Per Israele si tratta del classico dilemma: esercitare moderazione dopo la violenza subita sabato al confine significa erodere la propria deterrenza e di fatto invogliare ulteriore escalation. D’altra parte, una risposta troppo dura porterebbe alla ripresa del lancio di razzi da Gaza, a cui Israele dovrebbe reagire ritrovandosi di nuovo in un controproducente ciclo di violenze, che porterebbe a un’altra impasse. È chiaro che il nuovo governo guidato dal primo ministro Naftali Bennett e dal ministro della difesa Benny Gantz non dispone di alcuna soluzione magica di fronte al problema della striscia di Gaza controllata da un gruppo terrorista. E così, come con il precedente governo di Benjamin Netanyahu, assai probabilmente vedremo solo ripetersi lo stesso lugubre copione voluto da Hamas.

(Da: Times of Israel, 23.8.21)

Hamas non ha ufficialmente rivendicato l’aggressione che sabato ha ridotto in fin di vita l’agente della polizia di frontiera israeliana Bar’el Hadaria Shmueli, ed ha anzi cercato di sostenere tramite vari intermediari che non era coinvolta nella pianificazione dell’incidente. Ma la quantità di granate, esplosivi e armi da fuoco portate al confine dai rivoltosi mette seriamente in dubbio la versione di Hamas. Da un’indagine preliminare della polizia di frontiera risulta che, durante la manifestazione, i palestinesi hanno cercato più volte di aggredire e strappare le armi dei tiratori scelti. “Si precipitavano verso la barriera circondati da donne e bambini, mandandoli avanti in modo che non potessimo agire contro di loro”, ha detto una fonte della polizia. All’inizio della manifestazione, che ha visto la partecipazione di circa 2-3.000 persone, una forza di Hamas ha impedito alla folla di avvicinarsi a meno di cento metri dalla barriera. Ma verso le 17.30 (ora locale) gli uomini di Hamas se ne sono andati e quelli rimasti hanno permesso ad alcune centinaia di giovani di avvicinarsi alla barriera.
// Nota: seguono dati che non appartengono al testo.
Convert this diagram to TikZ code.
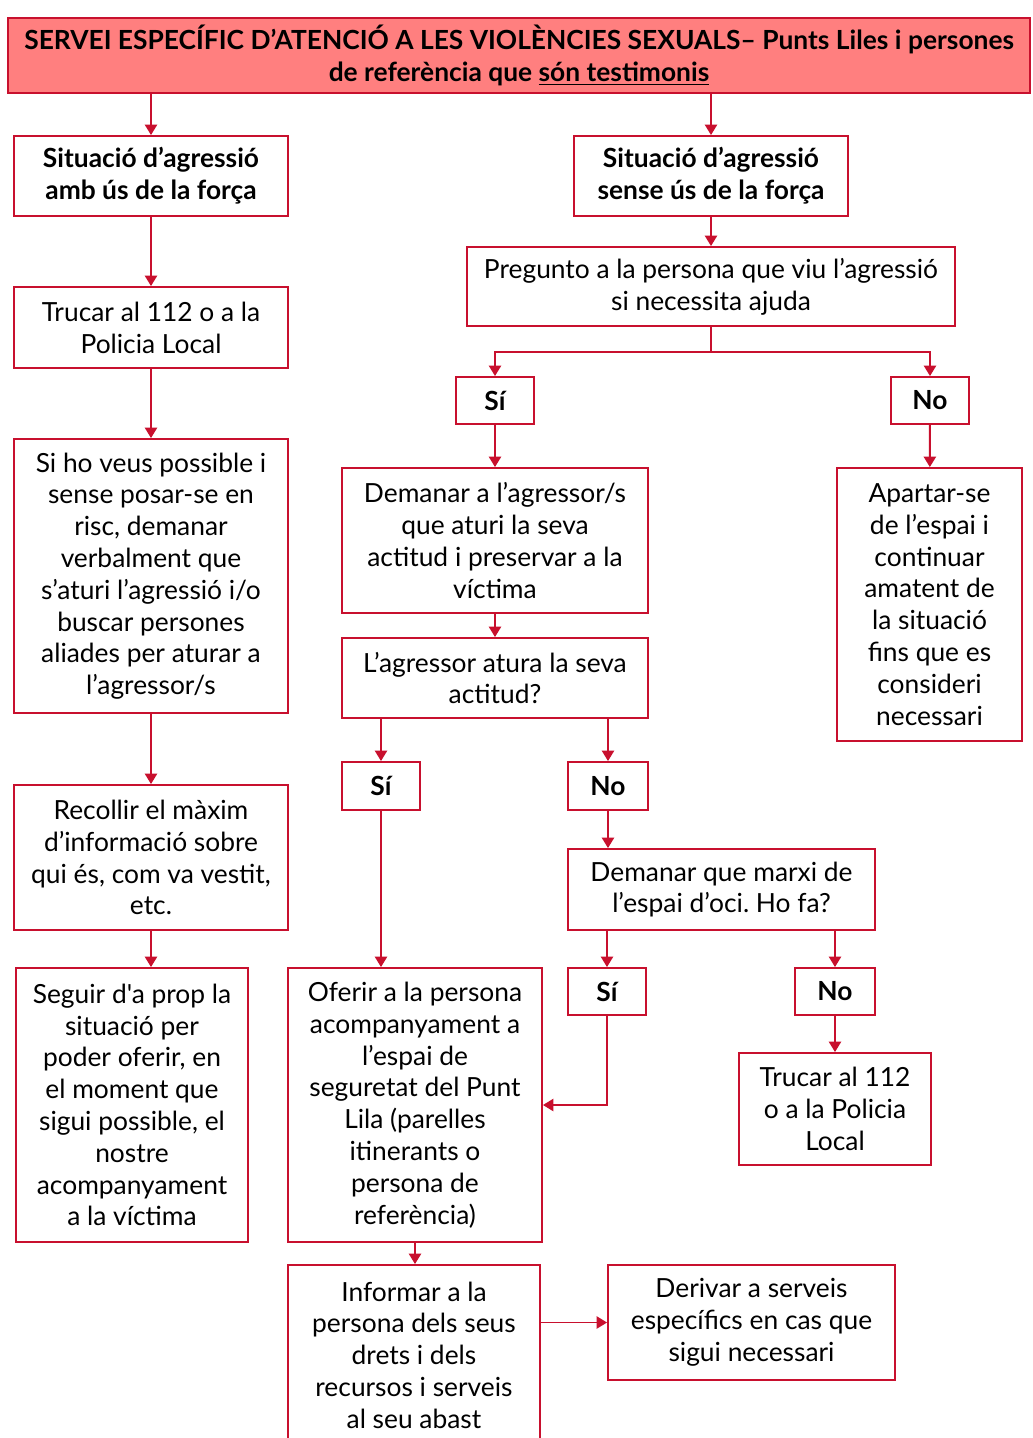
\documentclass[tikz,border=0pt]{standalone}
\usepackage{fontspec}
\setmainfont{Lato}[Ligatures=TeXOff]
\usetikzlibrary{arrows.meta}

\definecolor{vermell}{HTML}{C8102E}
\definecolor{rosa}{HTML}{FF7F7F}

\tikzset{
    box/.style={draw=vermell, line width=1.1pt, align=center, inner sep=2pt,
        font=\fontsize{15}{18.1}\selectfont\frenchspacing},
    boldbox/.style={box, font=\fontsize{15}{18.1}\selectfont\bfseries},
    arr/.style={draw=vermell, line width=1.1pt, -{Triangle[width=7pt,length=6pt]}},
}

\begin{document}
\begin{tikzpicture}[x=0.02cm, y=-0.02cm]
    \clip (0,0) rectangle (1032,1438);
    \fill [white] (0,0) rectangle (1032,1438);

    % title
    \node (title) at (519,55.5) [boldbox, fill=rosa, minimum width=20.44cm, minimum height=1.5cm] {SERVEI ESPECÍFIC D’ATENCIÓ A LES VIOLÈNCIES SEXUALS– Punts Liles i persones\\ de referència que \underline{són testimonis}};

    % left column
    \node (a1) at (151,176) [boldbox, minimum width=5.48cm, minimum height=1.6cm] {Situació d’agressió\\ amb ús de la força};
    \node (a2) at (151,327.5) [box, minimum width=5.48cm, minimum height=1.62cm] {Trucar al 112 o a la\\ Policia Local};
    \node (a3) at (151,576) [box, minimum width=5.48cm, minimum height=5.48cm] {Si ho veus possible i\\ sense posar-se en\\ risc, demanar\\ verbalment que\\ s’aturi l’agressió i/o\\ buscar persones\\ aliades per aturar a\\ l’agressor/s};
    \node (a4) at (151,857.5) [box, minimum width=5.48cm, minimum height=2.9cm] {Recollir el màxim\\ d’informació sobre\\ qui és, com va vestit,\\ etc.};
    \node (a5) at (132,1105) [box, minimum width=4.64cm, minimum height=5.48cm] {Seguir d'a prop la\\ situació per\\ poder oferir, en\\ el moment que\\ sigui possible, el\\ nostre\\ acompanyament\\ a la víctima};

    % right part
    \node (b1) at (711,176) [boldbox, minimum width=5.48cm, minimum height=1.6cm] {Situació d’agressió\\ sense ús de la força};
    \node (b2) at (711,286.5) [box, minimum width=9.76cm, minimum height=1.58cm] {Pregunto a la persona que viu l’agressió\\ si necessita ajuda};
    \node (b3) at (495,400.5) [boldbox, minimum width=1.56cm, minimum height=0.94cm] {Sí};
    \node (b4) at (930,400.5) [boldbox, minimum width=1.56cm, minimum height=0.94cm] {No};
    \node (b5) at (495,540.5) [box, minimum width=6.12cm, minimum height=2.9cm] {Demanar a l’agressor/s\\ que aturi la seva\\ actitud i preservar a la\\ víctima};
    \node (b6) at (929.5,604.5) [box, minimum width=3.7cm, minimum height=5.46cm] {Apartar-se\\ de l’espai i\\ continuar\\ amatent de\\ la situació\\ fins que es\\ consideri\\ necessari};
    \node (b7) at (495,678) [box, minimum width=6.12cm, minimum height=1.6cm] {L’agressor atura la seva\\ actitud?};
    \node (b8) at (381,786) [boldbox, minimum width=1.56cm, minimum height=0.96cm] {Sí};
    \node (b9) at (608,786) [boldbox, minimum width=1.6cm, minimum height=0.96cm] {No};
    \node (b10) at (721.5,889.5) [box, minimum width=6.14cm, minimum height=1.62cm] {Demanar que marxi de\\ l’espai d’oci. Ho fa?};
    \node (b11) at (607,991.5) [boldbox, minimum width=1.56cm, minimum height=0.94cm] {Sí};
    \node (b12) at (835,991.5) [boldbox, minimum width=1.6cm, minimum height=0.94cm] {No};
    \node (b13) at (835,1109) [box, minimum width=3.84cm, minimum height=2.24cm] {Trucar al 112\\ o a la Policia\\ Local};
    \node (b14) at (415,1105) [box, minimum width=5.08cm, minimum height=5.48cm] {Oferir a la persona\\ acompanyament a\\ l’espai de\\ seguretat del Punt\\ Lila (parelles\\ itinerants o\\ persona de\\ referència)};
    \node (b15) at (414,1355) [box, minimum width=5.04cm, minimum height=3.6cm] {Informar a la\\ persona dels seus\\ drets i dels\\ recursos i serveis\\ al seu abast};
    \node (b16) at (751.5,1322.5) [box, minimum width=5.74cm, minimum height=2.3cm] {Derivar a serveis\\ específics en cas que\\ sigui necessari};

    \coordinate (fork) at (711,352);

    % connectors
    \draw [arr] (a1.north |- title.south) -- (a1.north);
    \draw [arr] (b1.north |- title.south) -- (b1.north);
    \draw [arr] (a1) -- (a2);
    \draw [arr] (a2) -- (a3);
    \draw [arr] (a3) -- (a4);
    \draw [arr] (a4.south) -- (a4.south |- a5.north);
    \draw [arr] (b1) -- (b2);
    \draw [draw=vermell, line width=1.1pt] (b2.south) -- (fork);
    \draw [arr] (fork) -| (b3.north);
    \draw [arr] (fork) -| (b4.north);
    \draw [arr] (b3) -- (b5);
    \draw [arr] (b4) -- (b6);
    \draw [arr] (b5) -- (b7);
    \draw [arr] (b8.north |- b7.south) -- (b8.north);
    \draw [arr] (b9.north |- b7.south) -- (b9.north);
    \draw [arr] (b9.south) -- (b9.south |- b10.north);
    \draw [arr] (b11.north |- b10.south) -- (b11.north);
    \draw [arr] (b12.north |- b10.south) -- (b12.north);
    \draw [arr] (b12) -- (b13);
    \draw [arr] (b8.south) -- (b8.south |- b14.north);
    \draw [arr] (b11.south) |- (b14.east);
    \draw [arr] (b14.south) -- (b14.south |- b15.north);
    \draw [arr] (b15.east |- b16.west) -- (b16.west);
\end{tikzpicture}
\end{document}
E’ a quel punto che le forze israeliane (incaricate di impedire irruzioni attraverso il confine) si sono trovate nell’impossibilità di agire contro i giovani, che correvano verso la barriera circondati da donne e bambini. “Quando c’è un agitatore che agisce con due donne accanto e magari anche un bambino tra le braccia, la situazione diventa estremamente difficile”, ha detto una fonte della polizia.